* WHAT YOU SHOULD DO: Select every line holding the word "with" and copy it.

* INFORMATION SUPPLIED:
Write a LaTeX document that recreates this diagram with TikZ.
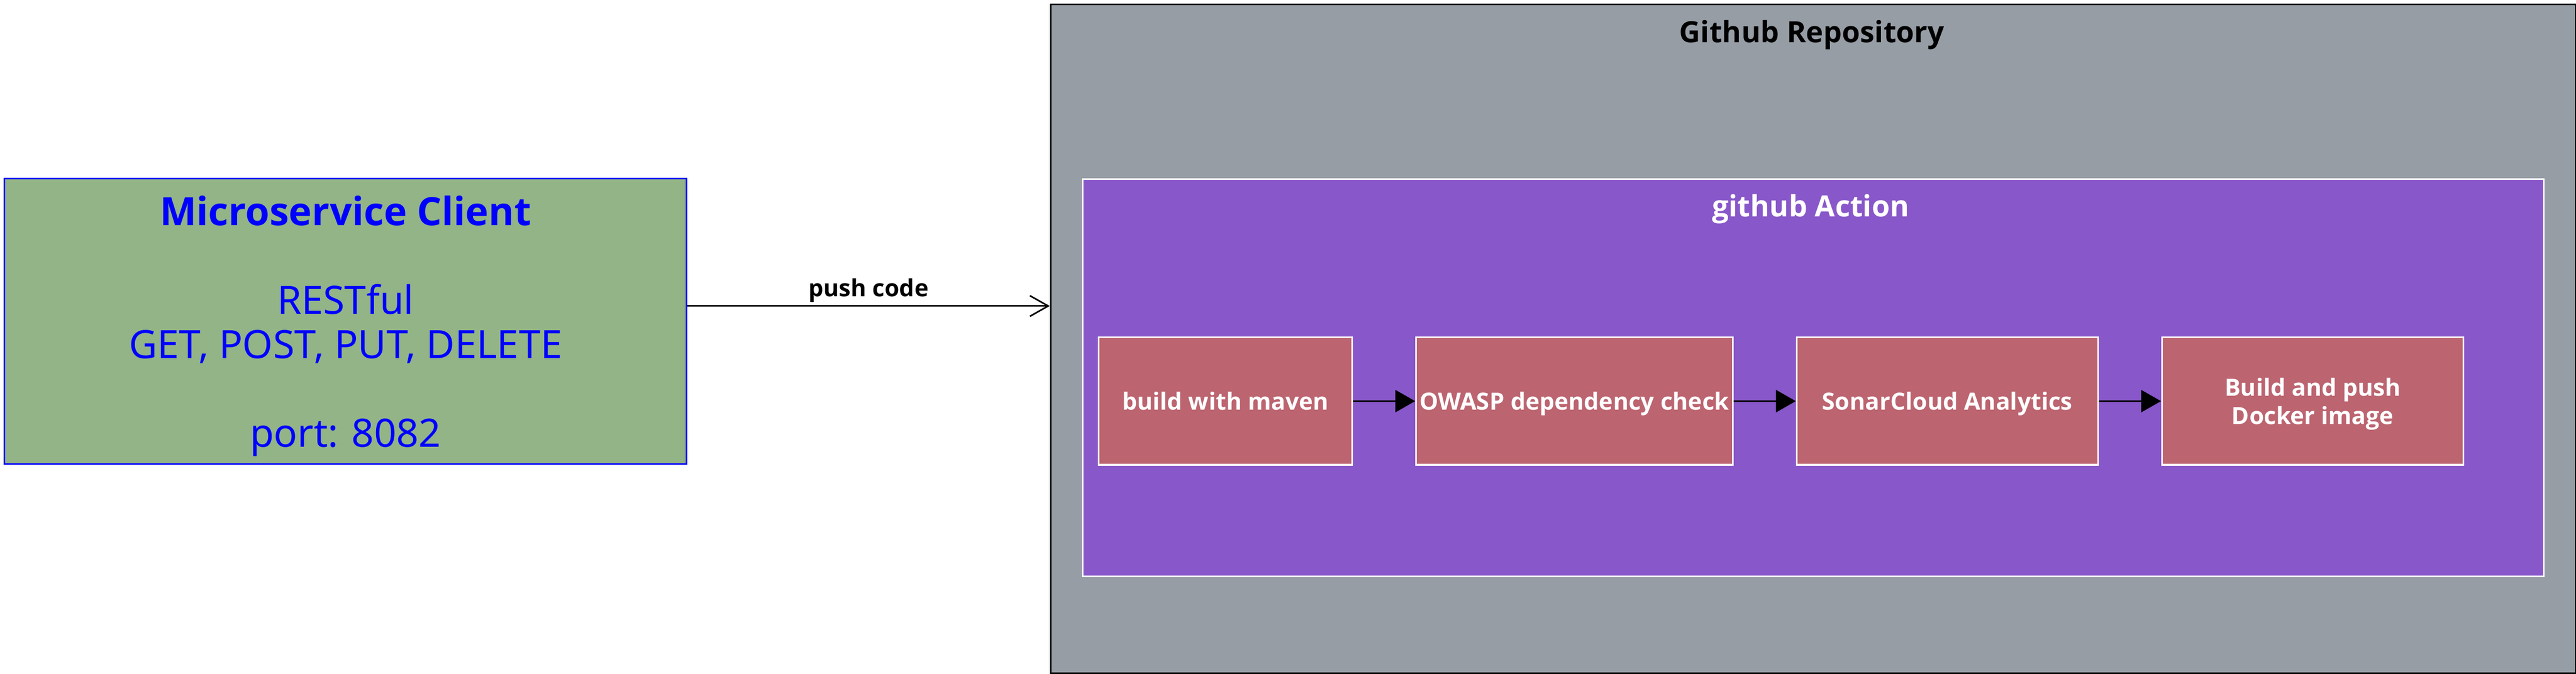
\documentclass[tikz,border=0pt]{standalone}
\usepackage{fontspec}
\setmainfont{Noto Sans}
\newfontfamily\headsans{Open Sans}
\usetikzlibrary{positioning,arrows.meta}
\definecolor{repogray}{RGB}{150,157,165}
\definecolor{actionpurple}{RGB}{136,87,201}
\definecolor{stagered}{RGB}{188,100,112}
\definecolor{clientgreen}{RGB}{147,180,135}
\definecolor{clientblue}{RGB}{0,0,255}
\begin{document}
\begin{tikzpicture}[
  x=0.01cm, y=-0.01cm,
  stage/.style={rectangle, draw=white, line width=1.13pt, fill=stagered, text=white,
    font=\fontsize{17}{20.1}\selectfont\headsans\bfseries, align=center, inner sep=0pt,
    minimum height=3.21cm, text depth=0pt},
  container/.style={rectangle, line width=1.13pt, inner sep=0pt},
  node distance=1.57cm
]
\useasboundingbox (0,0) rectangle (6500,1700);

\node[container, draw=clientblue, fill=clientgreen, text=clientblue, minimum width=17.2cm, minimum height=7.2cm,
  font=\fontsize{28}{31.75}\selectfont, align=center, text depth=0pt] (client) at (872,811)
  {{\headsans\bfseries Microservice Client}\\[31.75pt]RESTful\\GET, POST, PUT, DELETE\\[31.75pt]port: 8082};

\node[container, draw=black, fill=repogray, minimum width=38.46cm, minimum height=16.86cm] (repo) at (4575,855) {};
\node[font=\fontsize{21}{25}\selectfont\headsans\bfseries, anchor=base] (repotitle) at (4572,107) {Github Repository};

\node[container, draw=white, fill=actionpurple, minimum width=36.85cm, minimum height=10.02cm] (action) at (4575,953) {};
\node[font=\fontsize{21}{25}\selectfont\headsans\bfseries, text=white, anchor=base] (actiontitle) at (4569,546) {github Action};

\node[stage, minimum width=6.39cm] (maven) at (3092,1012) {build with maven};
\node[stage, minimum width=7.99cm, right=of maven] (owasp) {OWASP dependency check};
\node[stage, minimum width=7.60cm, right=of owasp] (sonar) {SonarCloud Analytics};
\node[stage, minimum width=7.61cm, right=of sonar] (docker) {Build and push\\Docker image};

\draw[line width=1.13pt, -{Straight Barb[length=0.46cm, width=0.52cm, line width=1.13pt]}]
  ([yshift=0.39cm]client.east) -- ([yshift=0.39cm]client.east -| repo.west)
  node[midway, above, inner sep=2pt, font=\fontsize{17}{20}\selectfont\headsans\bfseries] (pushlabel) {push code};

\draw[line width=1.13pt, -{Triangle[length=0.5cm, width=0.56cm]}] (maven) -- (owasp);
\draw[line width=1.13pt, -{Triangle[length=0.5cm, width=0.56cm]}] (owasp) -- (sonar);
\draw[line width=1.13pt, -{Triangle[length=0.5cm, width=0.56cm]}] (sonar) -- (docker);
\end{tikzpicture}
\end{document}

* EXERCISE SOLUTION:
Write a LaTeX document that recreates this diagram with TikZ.
\node[stage, minimum width=6.39cm] (maven) at (3092,1012) {build with maven};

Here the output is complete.